Cooperativity and intermolecular hydrogen bonding in donor‐acceptor complexes of phenol and polyhydroxybenzenes

Abstract

AbstractCooperativity between intermolecular and intramolecular hydrogen bonds is an important factor determining the strength of donor‐acceptor complexes. Its impact in poly‐1,2‐diols, notably polyhydroxybenzenes, is subject to debate. Density functional theory calculations have been performed on complexes of phenol, catechol, pyrogallol and 1,2,3,4‐tetrahydroxybenzene with pyridine, trimethylamine and trimethylphosphine oxide.

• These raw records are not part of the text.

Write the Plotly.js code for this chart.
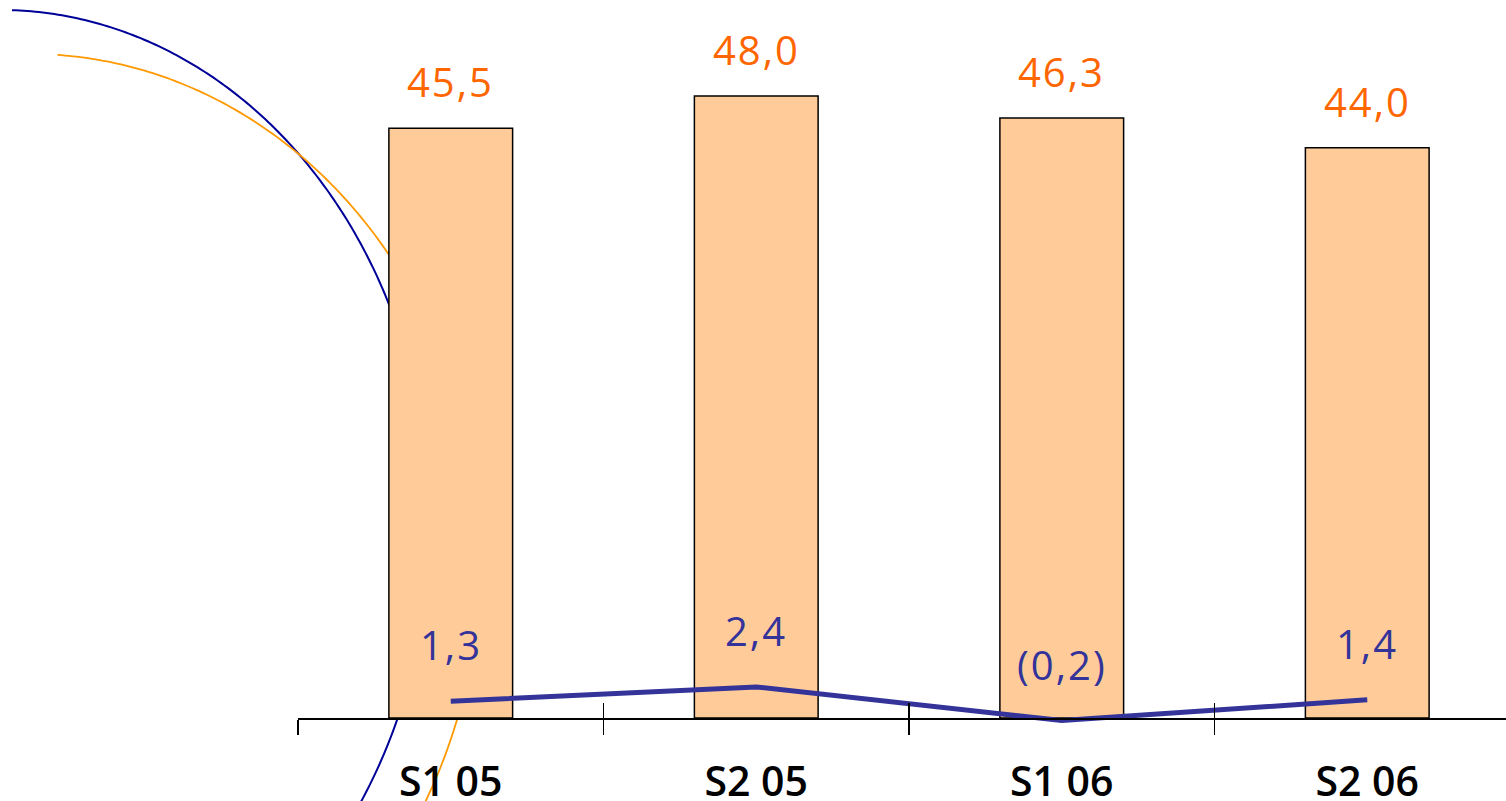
<!DOCTYPE html>
<html>
<head>
<meta charset="utf-8">
<script src="https://cdn.plot.ly/plotly-3.0.1.min.js"></script>
<style>
html,body{margin:0;padding:0;background:#fff;}
#chart{width:1506px;height:801px;}
#chart .annotation-text{letter-spacing:2px;}
</style>
</head>
<body>
<div id="chart"></div>
<script>
// ---- data ----
const categories = ['S1 05', 'S2 05', 'S1 06', 'S2 06'];
const barValues = [45.5, 48.0, 46.3, 44.0];
const lineValues = [1.3, 2.4, -0.2, 1.4];

// ---- styling ----
const W = 1506, H = 801;
const M = {l: 298, r: 0, t: 0, b: 61};
const plotW = W - M.l - M.r, plotH = H - M.t - M.b;
const FONT = 'Open Sans, Roboto, Liberation Sans, sans-serif';
const ORANGE_TXT = '#FF6600';
const BLUE = '#333399';

function fmt(v) {
  const s = Math.abs(v).toFixed(1).replace('.', ',');
  return v < 0 ? '(' + s + ')' : s;
}

// decorative elliptical arcs (page pixels -> paper coordinates)
function toPaper(x, y) { return [(x - M.l) / plotW, (H - M.b - y) / plotH]; }
function ellipsePath(cx, cy, a, b, t0, t1) {
  let d = '';
  const n = 240;
  for (let i = 0; i <= n; i++) {
    const t = (t0 + (t1 - t0) * i / n) * Math.PI / 180;
    const p = toPaper(cx + a * Math.cos(t), cy - b * Math.sin(t));
    d += (i === 0 ? 'M' : 'L') + p[0].toFixed(5) + ',' + p[1].toFixed(5);
  }
  return d;
}
const blueArcPath = ellipsePath(0, 523, 430, 513, 88.4, -35);
const orangeArcPath = ellipsePath(30, 560, 450, 506, 86.5, -31);

const zeroPos = (plotH - (718 - M.t)) / plotH;
const pxPerUnit = 12.96;
const yMin = -(plotH - 718) / pxPerUnit;
const yMax = 718 / pxPerUnit;
const xRange = [-0.5, -0.5 + plotW / 305.5];

const traces = [
  {
    type: 'bar', x: categories, y: barValues, xaxis: 'x', yaxis: 'y',
    width: 0.405,
    marker: {color: '#FFCC99', line: {color: '#000000', width: 1.5}},
    hoverinfo: 'skip'
  },
  {
    type: 'scatter', mode: 'lines', x: categories, y: lineValues, xaxis: 'x2', yaxis: 'y',
    line: {color: BLUE, width: 5},
    cliponaxis: false, hoverinfo: 'skip'
  }
];

const annotations = [];
categories.forEach((c, i) => {
  annotations.push({
    x: c, y: barValues[i], xref: 'x', yref: 'y', text: fmt(barValues[i]),
    showarrow: false, yanchor: 'bottom', yshift: 17,
    font: {family: FONT, size: 40, color: ORANGE_TXT, weight: 500}
  });
  annotations.push({
    x: c, y: lineValues[i], xref: 'x', yref: 'y', text: fmt(lineValues[i]),
    showarrow: false, yanchor: 'bottom', yshift: 27,
    font: {family: FONT, size: 40, color: BLUE, weight: 500}
  });
});

const layout = {
  width: W, height: H,
  margin: M,
  paper_bgcolor: '#ffffff',
  plot_bgcolor: 'rgba(0,0,0,0)',
  showlegend: false,
  xaxis: {
    type: 'category', categoryarray: categories, range: xRange,
    anchor: 'free', position: zeroPos,
    showline: true, linecolor: '#000000', linewidth: 1.5,
    ticks: 'outside', ticklen: 15, tickwidth: 1.5, tickcolor: '#000000',
    tickson: 'boundaries', showgrid: false, zeroline: false,
    tickfont: {family: FONT, size: 41, color: '#000000', weight: 600},
    ticklabelstandoff: 27,
    fixedrange: true
  },
  xaxis2: {
    type: 'category', categoryarray: categories, range: xRange,
    overlaying: 'x', anchor: 'free', position: zeroPos,
    showline: false, ticks: 'inside', ticklen: 15, tickwidth: 1.5, tickcolor: '#000000',
    tickson: 'boundaries', showgrid: false, zeroline: false, showticklabels: false,
    fixedrange: true
  },
  yaxis: {
    range: [yMin, yMax], visible: false, showgrid: false, zeroline: false, fixedrange: true
  },
  shapes: [
    {type: 'path', xref: 'paper', yref: 'paper', layer: 'below', path: blueArcPath,
     line: {color: '#000099', width: 2}},
    {type: 'path', xref: 'paper', yref: 'paper', layer: 'below', path: orangeArcPath,
     line: {color: '#FF9900', width: 1.8}}
  ],
  annotations: annotations
};

Plotly.newPlot('chart', traces, layout, {displayModeBar: false, staticPlot: true});
</script>
</body>
</html>
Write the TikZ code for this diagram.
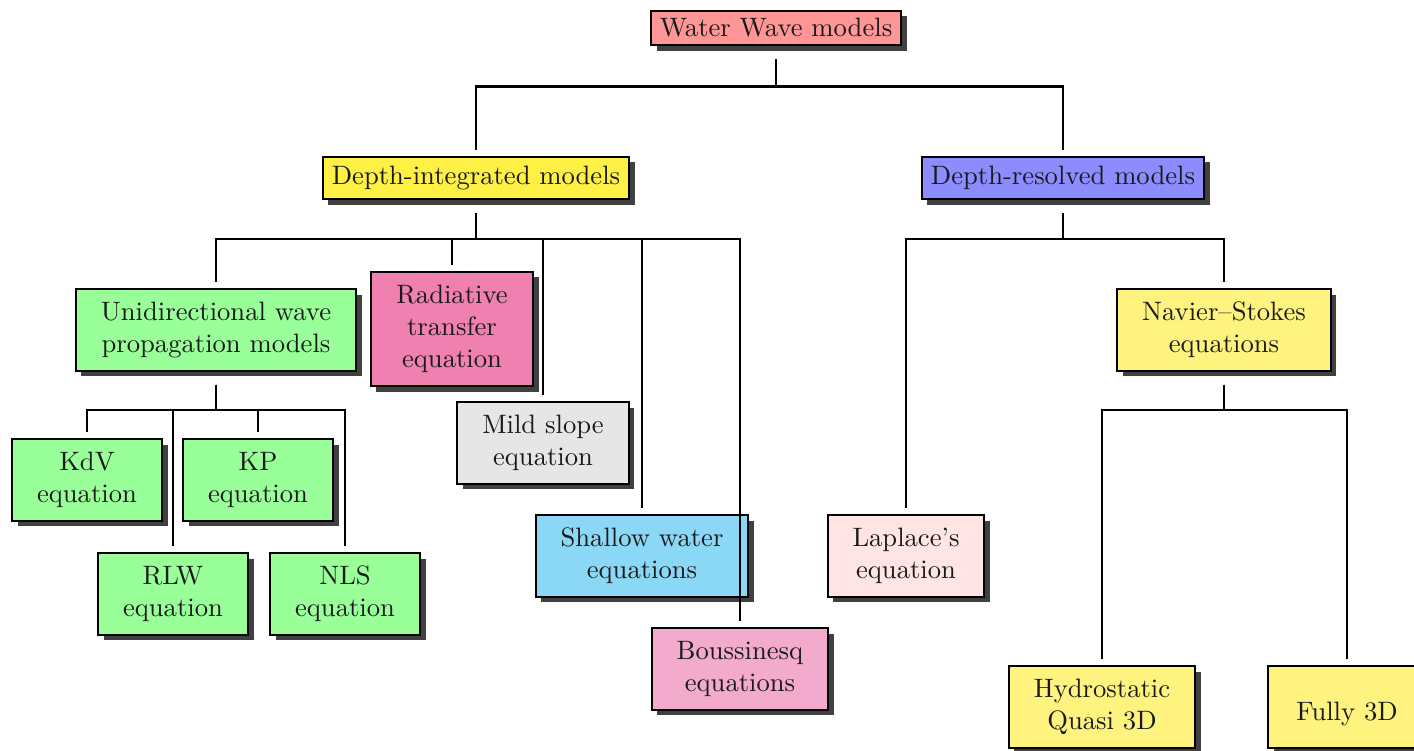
\documentclass[tikz,border=0pt]{standalone}
\usepackage{tikz}
\usetikzlibrary{positioning, shadows}

\definecolor{rootred}{RGB}{255,150,150}
\definecolor{intyellow}{RGB}{255,240,70}
\definecolor{resblue}{RGB}{140,140,255}
\definecolor{unigreen}{RGB}{153,255,153}
\definecolor{radpink}{RGB}{240,128,176}
\definecolor{mildgray}{RGB}{230,230,230}
\definecolor{swblue}{RGB}{138,216,245}
\definecolor{bsqpink}{RGB}{242,170,205}
\definecolor{lappink}{RGB}{255,228,230}
\definecolor{nsyellow}{RGB}{255,243,128}

\begin{document}
\begin{tikzpicture}[
    x=0.0132cm, y=-0.0132cm,
    thick,
    link/.style={draw, shorten <=0.166cm, shorten >=0.078cm},
    model/.style={draw, align=center, inner sep=2pt, text=black!90,
        drop shadow={shadow xshift=0.073cm, shadow yshift=-0.073cm, fill=black!75, opacity=1}},
    rootbox/.style={model, minimum width=3.30cm, minimum height=0.46cm},
    classbox/.style={model, minimum height=0.56cm},
    eqbox/.style={model, minimum height=1.08cm},
    kdvbox/.style={eqbox, minimum width=1.98cm, fill=unigreen},
    nsbox/.style={eqbox, fill=nsyellow},
]
\useasboundingbox (0,0) rectangle (1414,751);

% top levels
\node[rootbox, fill=rootred] (root) at (776,28) {Water Wave models};
\node[classbox, fill=intyellow, minimum width=4.04cm] (dim) at (476,178) {Depth-integrated models};
\node[classbox, fill=resblue, minimum width=3.73cm] (drm) at (1063,178) {Depth-resolved models};

% depth-integrated
\node[eqbox, fill=unigreen, minimum width=3.70cm] (uni) at (216,330) {Unidirectional wave\\propagation models};
\node[eqbox, fill=radpink, minimum width=2.14cm, minimum height=1.51cm] (rte) at (452,329) {Radiative\\transfer\\equation};
\node[eqbox, fill=mildgray, minimum width=2.26cm] (msl) at (543,443) {Mild slope\\equation};
\node[eqbox, fill=swblue, minimum width=2.80cm] (swe) at (642,556) {Shallow water\\equations};
\node[eqbox, fill=bsqpink, minimum width=2.33cm] (bsq) at (740,669) {Boussinesq\\equations};

% unidirectional
\node[kdvbox] (kdv) at (87,480) {KdV\\equation};
\node[kdvbox] (kp) at (258,480) {KP\\equation};
\node[kdvbox] (rlw) at (173,594) {RLW\\equation};
\node[kdvbox] (nls) at (345,594) {NLS\\equation};

% depth-resolved
\node[eqbox, fill=lappink, minimum width=2.07cm] (lap) at (906,556) {Laplace's\\equation};
\node[nsbox, minimum width=2.82cm] (nse) at (1224,330) {Navier--Stokes\\equations};
\node[nsbox, minimum width=2.46cm] (hyd) at (1102,707) {Hydrostatic\\Quasi 3D};
\node[nsbox, minimum width=2.08cm] (full) at (1347,707) {\mbox{}\\Fully 3D};

% connectors
\foreach \c in {dim,drm}
    \draw[link] (root.south) -- ++(0,40) -| (\c.north);
\foreach \c in {uni,rte,msl,swe,bsq}
    \draw[link] (dim.south) -- ++(0,39) -| (\c.north);
\foreach \c in {lap,nse}
    \draw[link] (drm.south) -- ++(0,39) -| (\c.north);
\foreach \c in {kdv,kp,rlw,nls}
    \draw[link] (uni.south) -- ++(0,38) -| (\c.north);
\foreach \c in {hyd,full}
    \draw[link] (nse.south) -- ++(0,38) -| (\c.north);
\end{tikzpicture}
\end{document}
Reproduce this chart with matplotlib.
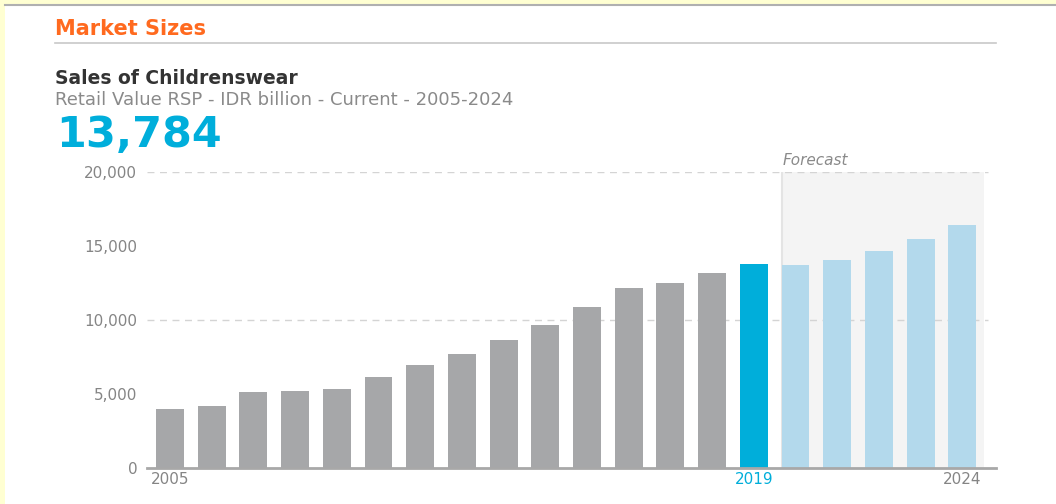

Binding energies, proton NMR shifts, Quantum Theory of Atoms in Molecules analysis and Interacting Quantum Atoms (IQA) interaction energies reveal a positive cooperative effect of a topological intramolecular hydrogen bond (IMHB) in catechol relative to phenol, with insignificant or small negative effects of further HO groups. Except for catechol complexes, there are no topological IMHBs in any donors or their complexes, although all show Non‐Covalent Interaction isosurfaces. The absence of a topological IMBH in catechol itself is explained by electron density contour plots. Complexes of Me3N and Me3PO with catechol, pyrogallol and 1,2,3,4‐tetrahydroxybenzene display additional intermolecular hydrogen bonds, C‐H…H‐C and C‐H…O=P, respectively, with the hydrogen atom ortho to the bound HO group. The predominantly covalent or electrostatic character of the various hydrogen bond types is discussed in terms of the IQA energy partition scheme, which is also useful for characterising IMHBs in the absence of a bond critical point. These results further our understanding of the nature and the limits of cooperative hydrogen bonding in donor‐acceptor complexes.